A Sexual, Atmospheric, Cerebral Spy Thriller

Although retired since 2014, I still relish opportunities to teach, write, and share opinions.
The plot of All the Old Knives centers upon a plane hijacking in Vienna in 2012. Among the crew, two CIA agents Henry Pelham (Chris Pine) and Celia Harrison (Thandiwe Newton) are involved and both are lovers. The question is was there someone in the agency who provided information to the hijackers? Seemingly a dead case, it is reopened years later, and so are all the old wounds. It seems that Celia is now married, and living in Carmel, California, in a spectacular home with husband and two young children. So this allows the story to feature a stupendous restaurant in Carmel as the backdrop for a lunch that lasts for hours, and segues into dinner. We are treated to moody, atmospheric shots of damp Vienna as well. Laurence Fishburne appears as a somber, glaring  boss and Jonathan Price is a highly-strung, henpecked husband also in the agency at that time, but now retired. 
 
This is a wonderful film with beautiful cinematography as low-key as much of the hushed dialogue. Except for some violence when the airplane is hijacked, and a totally wonderful (and perhaps gratuitous) steamy sex scene between Pine and Newton, this film is not easy going. Most American television consists of jump cuts, flash, and pizzazz. This isn’t thanks to Danish director Janus Metz, it is distinctly European in style, pacing, and emotion. Clearly, this was the intention. Chris Pine was an executive producer along with others.

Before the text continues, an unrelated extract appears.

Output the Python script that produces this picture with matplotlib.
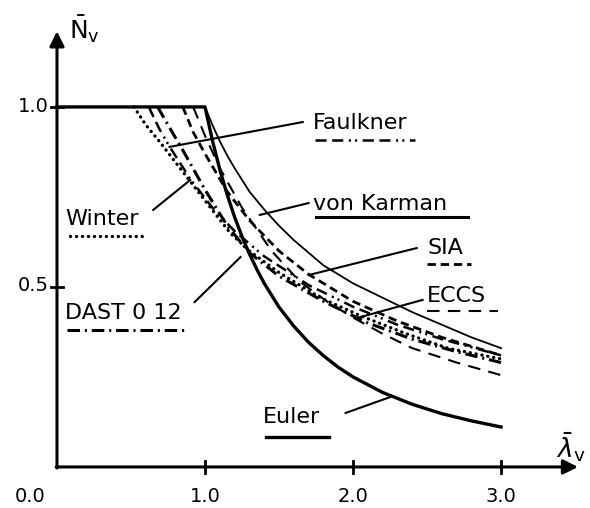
import matplotlib.pyplot as plt

plt.rcParams['lines.scale_dashes'] = False
plt.rcParams['font.family'] = 'DejaVu Sans'

# --- Data ---
euler_lam = [0.0, 1.0, 1.05, 1.1, 1.15, 1.2, 1.25, 1.3, 1.35, 1.4, 1.5, 1.6, 1.7, 1.8, 1.9, 2.0,
             2.2, 2.4, 2.6, 2.8, 3.0]
euler_n = [1.0, 1.0, 0.907, 0.826, 0.756, 0.694, 0.640, 0.592, 0.549, 0.510, 0.444, 0.391,
           0.346, 0.309, 0.277, 0.25, 0.207, 0.174, 0.148, 0.128, 0.111]

karman_lam = [1.0, 1.05, 1.1, 1.15, 1.2, 1.3, 1.4, 1.5, 1.6, 1.8, 2.0, 2.2, 2.4, 2.6, 2.8, 3.0]
karman_n = [1.0, 0.95, 0.905, 0.865, 0.83, 0.765, 0.715, 0.67, 0.63, 0.56, 0.51, 0.47,
            0.43, 0.395, 0.36, 0.33]

winter_lam = [0.52, 0.6, 0.7, 0.85, 1.0, 1.17, 1.3, 1.5, 1.78, 2.05, 2.36, 2.64, 3.0]
winter_n = [1.0, 0.95, 0.90, 0.82, 0.74, 0.65, 0.60, 0.54, 0.47, 0.42, 0.37, 0.33, 0.30]

dast_lam = [0.68, 0.75, 0.85, 1.0, 1.15, 1.3, 1.5, 1.8, 2.1, 2.4, 2.7, 3.0]
dast_n = [1.0, 0.95, 0.88, 0.77, 0.67, 0.595, 0.53, 0.46, 0.40, 0.355, 0.32, 0.29]

faulkner_lam = [0.62, 0.69, 0.76, 0.9, 1.05, 1.2, 1.4, 1.7, 2.0, 2.3, 2.6, 3.0]
faulkner_n = [1.0, 0.94, 0.89, 0.80, 0.72, 0.655, 0.585, 0.505, 0.445, 0.395, 0.355, 0.31]

sia_lam = [0.85, 0.92, 1.0, 1.15, 1.3, 1.5, 1.7, 2.0, 2.3, 2.6, 3.0]
sia_n = [1.0, 0.93, 0.87, 0.765, 0.685, 0.60, 0.535, 0.46, 0.405, 0.36, 0.31]

eccs_lam = [0.92, 1.0, 1.1, 1.25, 1.45, 1.64, 1.84, 2.0, 2.2, 2.4, 2.7, 3.0]
eccs_n = [1.0, 0.92, 0.83, 0.72, 0.60, 0.515, 0.455, 0.415, 0.37, 0.33, 0.29, 0.255]

x_ticks = [1.0, 2.0, 3.0]
y_ticks = [0.5, 1.0]

# line styles (dashes in points)
styles = {
    'Euler': dict(color='k', lw=2.4, ls='-'),
    'von Karman': dict(color='k', lw=1.3, ls='-'),
    'Winter': dict(color='k', lw=2.4, ls=(0, (0.1, 4.2)), dash_capstyle='round'),
    'DAST 0 12': dict(color='k', lw=2.2, ls=(0, (9, 3.5, 1.5, 3.5))),
    'Faulkner': dict(color='k', lw=1.8, ls=(0, (8, 4, 8, 4, 1.5, 3, 1.5, 4))),
    'SIA': dict(color='k', lw=2.0, ls=(0, (6, 3.5))),
    'ECCS': dict(color='k', lw=1.5, ls=(0, (9, 6))),
}

fig = plt.figure(figsize=(5.9, 5.08), dpi=100)
ax = fig.add_axes([0, 0, 1, 1])
ax.set_xlim(-0.385, 3.601)
ax.set_ylim(-0.114, 1.297)
ax.axis('off')

ax.plot(euler_lam, euler_n, **styles['Euler'])
ax.plot(karman_lam, karman_n, **styles['von Karman'])
ax.plot(winter_lam, winter_n, **styles['Winter'])
ax.plot(dast_lam, dast_n, **styles['DAST 0 12'])
ax.plot(faulkner_lam, faulkner_n, **styles['Faulkner'])
ax.plot(sia_lam, sia_n, **styles['SIA'])
ax.plot(eccs_lam, eccs_n, **styles['ECCS'])

# axes with arrows
arrow = dict(arrowstyle='-|>', lw=2.2, color='k', mutation_scale=22, shrinkA=0, shrinkB=0)
ax.annotate('', xy=(0, 1.21), xytext=(0, -0.003), arrowprops=arrow)
ax.annotate('', xy=(3.52, 0), xytext=(-0.006, 0), arrowprops=arrow)

for t in x_ticks:
    ax.plot([t, t], [-0.017, 0.017], color='k', lw=2)
    ax.text(t, -0.083, f'{t:.1f}', ha='center', va='center', fontsize=14)
for t in y_ticks:
    ax.plot([-0.04, 0.04], [t, t], color='k', lw=2)
ax.text(-0.055, 1.0, '1.0', ha='right', va='center', fontsize=14)
ax.text(-0.055, 0.503, '0.5', ha='right', va='center', fontsize=14)
ax.text(-0.18, -0.083, '0.0', ha='center', va='center', fontsize=14)

ax.text(0.08, 1.215, r'$\bar{\mathrm{N}}_{\mathrm{v}}$', ha='left', va='center', fontsize=18)
ax.text(3.37, 0.055, r'$\bar{\lambda}_{\mathrm{v}}$', ha='left', va='center', fontsize=19)

# labels: (text pos), (underline x range, y), (leader start, leader end)
labels = [
    ('Faulkner', (1.73, 0.955), (1.74, 2.42, 0.908), (1.66, 0.958), (0.76, 0.889)),
    ('von Karman', (1.73, 0.73), (1.75, 2.78, 0.694), (1.70, 0.733), (1.37, 0.70)),
    ('SIA', (2.50, 0.608), (2.50, 2.80, 0.564), (2.43, 0.608), (1.70, 0.533)),
    ('ECCS', (2.50, 0.475), (2.50, 2.98, 0.433), (2.47, 0.464), (2.03, 0.414)),
    ('Winter', (0.054, 0.689), (0.09, 0.61, 0.642), (0.65, 0.714), (0.90, 0.797)),
    ('DAST 0 12', (0.054, 0.428), (0.07, 0.885, 0.381), (0.93, 0.458), (1.24, 0.583)),
    ('Euler', (1.39, 0.139), (1.41, 1.84, 0.083), (1.95, 0.15), (2.25, 0.194)),
]
for name, tpos, ul, l0, l1 in labels:
    ax.text(tpos[0], tpos[1], name, ha='left', va='center', fontsize=16)
    st = dict(styles[name])
    if name == 'von Karman':
        st['lw'] = 2.2
    ax.plot([ul[0], ul[1]], [ul[2], ul[2]], **st)
    ax.plot([l0[0], l1[0]], [l0[1], l1[1]], color='k', lw=1.5)

fig.savefig('out.png', dpi=100)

It has been said that Michelle Williams was first thought for the role of Celia, but time passed and Ms. Newton signed on. 
 
The intense dinner highlighted almost all close-ups, which built dramatic tension as did the odd plot devices. Only a few guests were dining over the hours spent at table, and the ominous bit of the waitress who served Pine a special wine nervously spilling it, and hysterically leaving never to return. She was replaced by the bartender who said she was pregnant and left, feeling ill. Hhmmm.
 
Famed author Olen Steinhauer wrote the screenplay from his New York Times best-selling book.
 
Curl up with some pate, cognac, and a lover, and enjoy the mounting tension and queasy plot twists together on Amazon Prime. The lovely, low-key sex scenes will help.